The ‘wrong’ floor is, in the sense of slip resistance, one which is laid in an area where water contamination cannot or will not be reliably controlled in end use, and yet fails to provide safe grip levels in the wet. Typically this will be in order to provide a surface which is more aesthetically pleasing, easier to clean, or simply cheaper, however, even the most well intentioned specifier sometimes falls prey to the convoluted web of slip test standards and ratings.
Whilst a high gloss natural stone floor may be perfect in a museum where contamination can easily be controlled, the same floor immediately adjacent to the busy external entrance to a shopping centre is questionable at the very least. If the risk assessment for such a situation suggests that the floor poses a hazard when wet and places unreliable or impractical controls in place to ensure a dry surface, responsible parties can expect to found liable for a slip occurring in the wet. Entrance matting and spot cleaning/drying is all well and good, but the water dripping from clothes/bags/umbrellas etc is impossible to reliably control. A rougher, better performing surface should have been installed for the affected area.

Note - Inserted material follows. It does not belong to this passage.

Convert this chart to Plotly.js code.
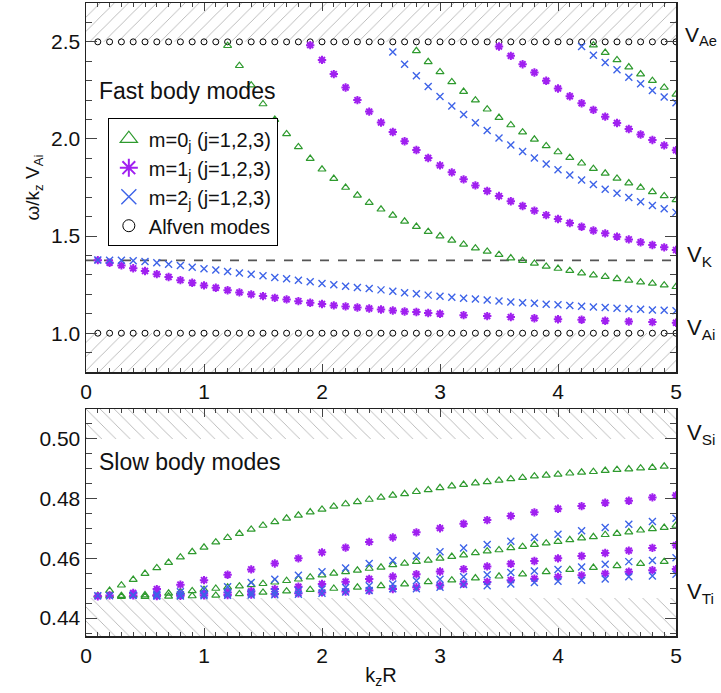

Avoiding installation of the ‘wrong’ floor, in terms of slip resistance at least, is simple when the right information is available. Consideration must be given to the end use condition and whether the surface can be kept dry reliably. When end use conditions are known, ensure that the potential product achieves a BS 7976 Pendulum Test Value (PTV) of 36 or greater in those conditions. You may not be surprised to know that we are able to provide an independent test, quickly and inexpensively, for flooring samples, that is regularly used by both architects and flooring suppliers.
Rectifying the problem of a ‘wrong’ floor in situ rarely requires outright replacement. A wide range of effective anti-slip products are available and we will be happy to impartially recommend reputable companies offering products that we ourselves have tested. With any anti-slip treatment it is essential to ensure the finished treated surface meets the required standard (we can and do frequently help with this) and that the proper cleaning methods are in place to prolong the performance of the new floor finish.
Now you’re aware of these flooring follies I would ask you to consider whether you might be responsible for any surfaces which might be described by the above. It is far better for all involved that slip risks are tackled prior to an accident occurring. I provide lawyers with expert reports on slip and fall cases on a near daily basis and in almost all instances an effective risk assessment would have highlighted the risk. Taking action before the slip would have saved not only the legal fees, insurance costs, time, paperwork and emails, but prevented quite significant injury. Future fraudulent slip claims can also be effectively defended if you act now.